# PROBLEM
Set out every line bearing the string "matplotlib".

# RECORDED INFORMATION
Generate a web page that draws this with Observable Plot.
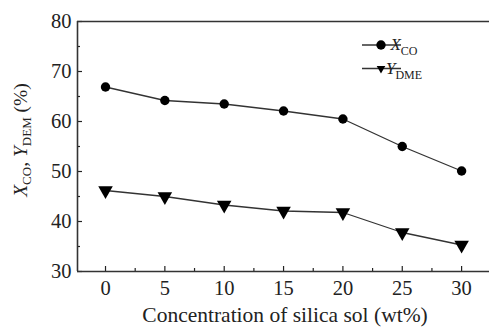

* * *

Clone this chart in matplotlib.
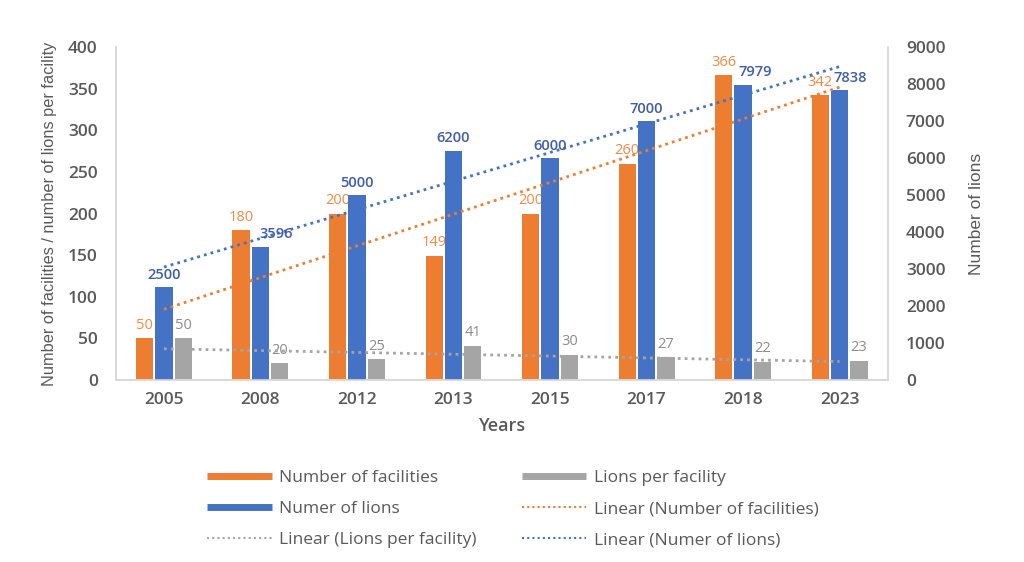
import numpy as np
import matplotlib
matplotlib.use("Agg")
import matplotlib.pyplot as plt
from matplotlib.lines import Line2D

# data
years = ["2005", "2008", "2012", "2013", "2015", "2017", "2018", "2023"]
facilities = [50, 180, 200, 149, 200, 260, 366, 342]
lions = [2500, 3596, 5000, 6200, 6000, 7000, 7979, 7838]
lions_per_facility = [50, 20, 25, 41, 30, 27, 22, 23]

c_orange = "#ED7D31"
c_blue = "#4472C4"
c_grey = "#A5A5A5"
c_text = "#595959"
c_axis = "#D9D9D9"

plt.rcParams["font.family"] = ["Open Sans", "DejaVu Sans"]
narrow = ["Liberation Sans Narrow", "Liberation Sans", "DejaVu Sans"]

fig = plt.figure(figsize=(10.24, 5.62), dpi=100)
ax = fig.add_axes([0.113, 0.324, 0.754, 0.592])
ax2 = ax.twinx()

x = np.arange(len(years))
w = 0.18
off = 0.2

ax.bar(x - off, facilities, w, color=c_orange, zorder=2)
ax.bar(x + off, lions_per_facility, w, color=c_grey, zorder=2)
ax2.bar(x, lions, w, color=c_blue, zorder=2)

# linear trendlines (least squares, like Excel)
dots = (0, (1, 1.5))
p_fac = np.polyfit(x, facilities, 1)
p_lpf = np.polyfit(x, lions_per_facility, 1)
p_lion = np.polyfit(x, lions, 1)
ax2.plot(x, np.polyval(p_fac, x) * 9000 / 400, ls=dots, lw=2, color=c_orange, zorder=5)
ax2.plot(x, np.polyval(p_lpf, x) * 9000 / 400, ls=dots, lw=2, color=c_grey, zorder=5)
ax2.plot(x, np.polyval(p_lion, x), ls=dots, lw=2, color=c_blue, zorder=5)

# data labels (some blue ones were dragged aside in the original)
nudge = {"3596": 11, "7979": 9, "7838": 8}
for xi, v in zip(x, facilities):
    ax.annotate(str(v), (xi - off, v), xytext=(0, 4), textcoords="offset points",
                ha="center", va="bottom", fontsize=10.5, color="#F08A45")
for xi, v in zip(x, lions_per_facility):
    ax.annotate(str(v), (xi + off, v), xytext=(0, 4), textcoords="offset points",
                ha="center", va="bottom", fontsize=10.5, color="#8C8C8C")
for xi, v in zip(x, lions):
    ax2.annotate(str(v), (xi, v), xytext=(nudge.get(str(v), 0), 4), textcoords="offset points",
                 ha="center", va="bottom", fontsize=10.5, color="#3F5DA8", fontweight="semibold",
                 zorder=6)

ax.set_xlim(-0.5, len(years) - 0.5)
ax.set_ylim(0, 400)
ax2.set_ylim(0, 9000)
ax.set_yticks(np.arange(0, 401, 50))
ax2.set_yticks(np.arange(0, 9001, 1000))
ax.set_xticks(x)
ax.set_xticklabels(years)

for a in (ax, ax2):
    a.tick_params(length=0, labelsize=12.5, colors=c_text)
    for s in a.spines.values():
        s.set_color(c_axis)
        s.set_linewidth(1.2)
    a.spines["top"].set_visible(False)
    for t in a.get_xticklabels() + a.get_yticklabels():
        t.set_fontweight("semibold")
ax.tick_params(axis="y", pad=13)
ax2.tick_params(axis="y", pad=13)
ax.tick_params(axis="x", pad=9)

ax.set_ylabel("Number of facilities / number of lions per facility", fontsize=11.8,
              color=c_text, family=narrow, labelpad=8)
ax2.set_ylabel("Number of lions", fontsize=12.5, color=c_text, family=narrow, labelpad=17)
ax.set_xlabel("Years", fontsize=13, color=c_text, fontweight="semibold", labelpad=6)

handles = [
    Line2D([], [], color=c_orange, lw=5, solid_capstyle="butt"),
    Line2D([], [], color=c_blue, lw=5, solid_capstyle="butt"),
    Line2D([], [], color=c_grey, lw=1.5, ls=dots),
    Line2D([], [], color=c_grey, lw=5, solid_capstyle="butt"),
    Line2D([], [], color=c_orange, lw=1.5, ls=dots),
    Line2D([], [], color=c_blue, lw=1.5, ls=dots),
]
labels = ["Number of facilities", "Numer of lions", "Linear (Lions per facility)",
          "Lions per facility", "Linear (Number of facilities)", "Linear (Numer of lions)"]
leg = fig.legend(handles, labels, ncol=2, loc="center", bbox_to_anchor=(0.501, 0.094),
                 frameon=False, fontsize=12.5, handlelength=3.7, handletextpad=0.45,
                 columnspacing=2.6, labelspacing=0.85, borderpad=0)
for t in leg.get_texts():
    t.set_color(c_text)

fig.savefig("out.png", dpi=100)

# TASK RESPONSE
Clone this chart in matplotlib.
import matplotlib
matplotlib.use("Agg")
import matplotlib.pyplot as plt
from matplotlib.lines import Line2D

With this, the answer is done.